A client was optimizing for what they thought was the bottleneck in their software development: the testers. In the assessment, I gathered some quantitative data about how long the testers took to test and how long it took for the other groups to perform their work. (They used a phased lifecycle.) The testers were busy throughout the entire project preparing for system test, and were completely consumed for final system test. The requirements and design part of the project took over half the project’s duration, whether that project was 18 months, 9 months, or 4 weeks. The testers part of the same projects were 5 weeks, 4 weeks, 3 days. Here’s a table showing the project durations:
|Final Test||Total Duration|
|Project 1||38 weeks||31 weeks||5 weeks||74 weeks|
|Project 2||24 weeks||12 weeks||4 weeks||40 weeks|
|Project 3||2 weeks||1.5 weeks||3 days||4 weeks|
The client was confused in a couple of ways. The first confusion was thinking if you remove time from the end of the project, you save time. Their data proved the opposite. If they could have reduced the requirements and design time, they could have easily saved tons of project time. The next confusion was in thinking testing was a bottleneck. It’s possible at one time testing was a bottleneck. They had effectively made requirements and design a bottleneck based on this data. The third confusion was in thinking optimizing for anyone’s 100% productivity will not produce any bottlenecks anywhere else.
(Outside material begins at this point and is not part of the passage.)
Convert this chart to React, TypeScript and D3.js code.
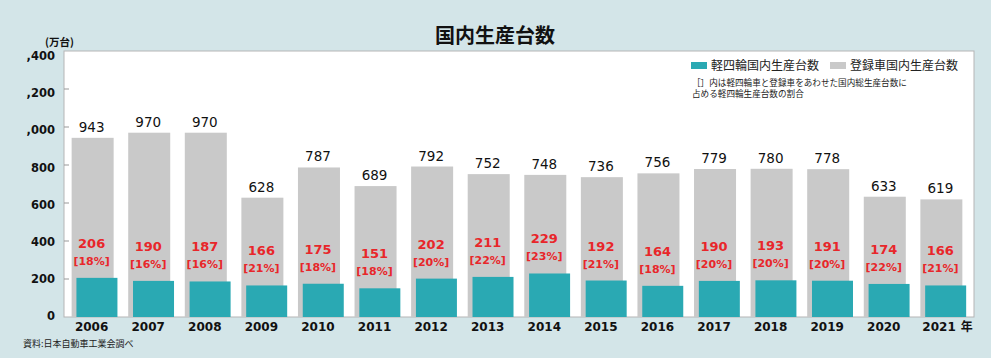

As soon as you optimize for one group over another, you produce a bottleneck. In organizations where you need to produce more than one product, you’re better off optimizing for the strategically important projects, determining how to make each phase as short as possible (but no shorter), and making sure people have what they need to do the job. Agile project techniques help make the phases short, because you don’t waste time doing requirements and design on parts of the project you can’t finish (this organization’s problem). Artificially shortening a phase guarantees you spend more time and get less from it (as does artificially shortening a project).
A project is a system. Each group will have ebbs and flows to its work, but the best optimization you can do is to see that each person on the project has a constant, maintainable flow of work.